Someone counseled me last night to keep my heart open.

But they had no idea how hurt I was inside.

Keeping an open heart is being open to betrayal, to hurt, to loss and overwhelming pain. It's being willing to emotionally invest in people who might never give back, willing to believe in places that may only lead to sorrow. It's not being blind to people's failures, but being willing to believe in them and their ability to change, to trust them, to give them endless chances to move forward and try again.

It's a tried-and-true method of exchanging love for more hurt than I could ever imagine.

And is it worth it?

Emotionally? No.

I've started keeping track of the friendships I try to develop. And the vast majority end in excruciating pain on my end... usually long before they begin to pay emotional dividends. There is no rational reason for me to share my heart with individuals or the world when for decades doing exactly that has led to pain, betrayal, and realizing that others never really cared in the first place.

In some twisted, or divine, way, though, that same pain has made me a better person. More aware of the pain and sorrow and suffering in the world... and, ironically, it has opened my heart to helping others.

But each time I'm burned I find have a hard time trusting people again. I can trust them to exist, to make mistakes, and perhaps to even bring some sort of temporary respite to life. But can I trust them to be committed? To be honest? Is it wise, or even safe, to give my heart and soul to someone, even when they need it, when so many have crushed it without a word or a care?

That's the thing. Being a true friend to someone requires trust, even in tenuous times. It requires honesty and vulnerability. 

And the reality of the matter is that those will lead to pain... as they have in the far and recent past.

Hence why I am in pain right now.

I want it to stop.

And I could make it happen. I could numb in a thousand different ways - from seeking endorphin highs at the gym to drinking myself to oblivion. And to keep myself safe I could close my heart and simply stop believing in people. 

Closing off to people, and the world, isn't hard... and likely few would even notice.

But that's not what life is, right? It's important to surround myself with good people. To choose my closest friends from only those who have made the same goals and who are committed to being there for me for eternity. But it's also important to love people... to forgive them... and to turn to relationships with the hope that the other person will be there for me - to be reliant and give people the opportunity to be there for me and part of my life a second and a third and a thousand other times.

Dear world, I am hurt. You have betrayed and discarded me once again, when I did everything I knew how... and gave everything I had.

And yet a sense of honor, and need to do the right thing, and whatever else it is, courses through me. Honor sometimes seems masochistic. Why would I jump back into the fray of emotional pain only moments after being destroyed... just because it's the right thing to do?

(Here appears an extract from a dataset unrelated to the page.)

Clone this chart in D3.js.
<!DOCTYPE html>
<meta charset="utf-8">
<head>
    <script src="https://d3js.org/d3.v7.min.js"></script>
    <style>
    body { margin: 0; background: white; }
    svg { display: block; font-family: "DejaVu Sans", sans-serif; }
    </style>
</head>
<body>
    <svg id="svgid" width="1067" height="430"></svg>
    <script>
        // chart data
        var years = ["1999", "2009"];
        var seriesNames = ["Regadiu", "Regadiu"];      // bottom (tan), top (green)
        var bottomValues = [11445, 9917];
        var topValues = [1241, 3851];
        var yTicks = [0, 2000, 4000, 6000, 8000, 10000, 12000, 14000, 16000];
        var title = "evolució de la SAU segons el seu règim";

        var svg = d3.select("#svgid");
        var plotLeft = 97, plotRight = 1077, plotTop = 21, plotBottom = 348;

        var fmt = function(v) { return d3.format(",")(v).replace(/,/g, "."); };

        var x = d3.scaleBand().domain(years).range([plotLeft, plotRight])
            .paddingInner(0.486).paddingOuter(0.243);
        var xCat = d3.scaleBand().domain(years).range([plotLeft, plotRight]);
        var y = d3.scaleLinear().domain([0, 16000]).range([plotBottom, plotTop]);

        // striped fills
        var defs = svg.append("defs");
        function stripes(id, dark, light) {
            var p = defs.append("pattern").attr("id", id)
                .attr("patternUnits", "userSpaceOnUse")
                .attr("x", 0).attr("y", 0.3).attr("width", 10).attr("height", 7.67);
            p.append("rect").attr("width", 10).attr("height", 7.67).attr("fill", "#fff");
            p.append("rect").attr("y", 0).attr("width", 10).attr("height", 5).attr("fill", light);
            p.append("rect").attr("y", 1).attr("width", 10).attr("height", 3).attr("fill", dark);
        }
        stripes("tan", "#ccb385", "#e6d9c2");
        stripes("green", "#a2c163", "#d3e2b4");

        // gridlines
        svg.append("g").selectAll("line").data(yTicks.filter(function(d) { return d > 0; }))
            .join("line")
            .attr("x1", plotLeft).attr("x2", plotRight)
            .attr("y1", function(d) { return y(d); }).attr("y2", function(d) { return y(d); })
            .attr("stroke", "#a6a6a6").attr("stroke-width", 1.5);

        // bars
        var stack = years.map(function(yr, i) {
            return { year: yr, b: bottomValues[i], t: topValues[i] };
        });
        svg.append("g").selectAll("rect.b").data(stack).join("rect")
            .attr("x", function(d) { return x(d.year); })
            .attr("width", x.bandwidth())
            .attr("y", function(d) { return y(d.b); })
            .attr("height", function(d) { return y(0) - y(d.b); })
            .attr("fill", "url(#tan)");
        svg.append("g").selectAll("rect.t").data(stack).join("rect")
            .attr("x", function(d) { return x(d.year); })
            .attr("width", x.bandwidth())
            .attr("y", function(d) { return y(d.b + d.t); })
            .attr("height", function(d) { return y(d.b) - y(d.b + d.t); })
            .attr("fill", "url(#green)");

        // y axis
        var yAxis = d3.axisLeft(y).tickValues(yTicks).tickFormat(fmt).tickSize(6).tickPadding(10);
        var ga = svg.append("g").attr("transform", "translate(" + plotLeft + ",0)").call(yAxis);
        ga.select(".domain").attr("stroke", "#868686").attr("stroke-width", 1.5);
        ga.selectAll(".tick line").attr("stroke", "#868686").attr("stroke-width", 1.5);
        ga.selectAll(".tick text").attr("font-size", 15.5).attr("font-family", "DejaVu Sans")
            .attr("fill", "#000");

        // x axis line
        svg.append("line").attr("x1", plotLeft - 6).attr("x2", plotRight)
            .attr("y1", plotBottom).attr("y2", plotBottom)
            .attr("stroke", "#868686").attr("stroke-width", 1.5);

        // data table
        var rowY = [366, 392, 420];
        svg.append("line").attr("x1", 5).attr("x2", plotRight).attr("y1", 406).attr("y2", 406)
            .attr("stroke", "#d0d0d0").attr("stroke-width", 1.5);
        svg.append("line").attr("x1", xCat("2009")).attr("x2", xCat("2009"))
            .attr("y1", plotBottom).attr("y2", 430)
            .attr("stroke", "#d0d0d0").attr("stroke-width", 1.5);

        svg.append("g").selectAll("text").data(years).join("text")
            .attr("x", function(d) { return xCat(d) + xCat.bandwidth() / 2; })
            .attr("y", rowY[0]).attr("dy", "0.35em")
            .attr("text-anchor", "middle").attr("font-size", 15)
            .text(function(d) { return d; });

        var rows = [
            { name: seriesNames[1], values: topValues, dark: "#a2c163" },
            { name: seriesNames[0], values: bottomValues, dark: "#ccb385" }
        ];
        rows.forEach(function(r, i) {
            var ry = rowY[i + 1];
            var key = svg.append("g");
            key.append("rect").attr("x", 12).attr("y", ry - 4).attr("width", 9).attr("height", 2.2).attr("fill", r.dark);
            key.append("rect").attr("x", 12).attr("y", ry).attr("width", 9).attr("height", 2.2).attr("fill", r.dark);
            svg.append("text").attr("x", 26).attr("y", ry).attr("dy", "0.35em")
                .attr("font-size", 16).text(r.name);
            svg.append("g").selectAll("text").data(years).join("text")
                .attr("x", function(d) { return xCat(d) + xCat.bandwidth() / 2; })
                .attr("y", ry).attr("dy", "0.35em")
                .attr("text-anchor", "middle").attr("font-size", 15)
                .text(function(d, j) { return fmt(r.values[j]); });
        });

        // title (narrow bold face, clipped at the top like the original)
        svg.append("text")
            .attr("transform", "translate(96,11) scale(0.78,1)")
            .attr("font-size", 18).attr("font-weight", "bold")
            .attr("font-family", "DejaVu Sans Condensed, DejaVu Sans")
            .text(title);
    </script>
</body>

Because it's the right thing to do.

For everyone else, it seems that the game returns a net positive. And while it may ultimately bring me only pain and misery, at least I can be a friend to someone for a moment along the way... and make the world a little better place. The honor inside me says that my pain is worth less than someone else's... and even if I feel a hundred times more, if I can help someone in need, be there for someone who wants help coming closer to God, then it's worth it.

And I believe that.

God loves and is hurt far more than I could ever imagine. He knows me and my heart. And, thanks to Him... it'll all be ok.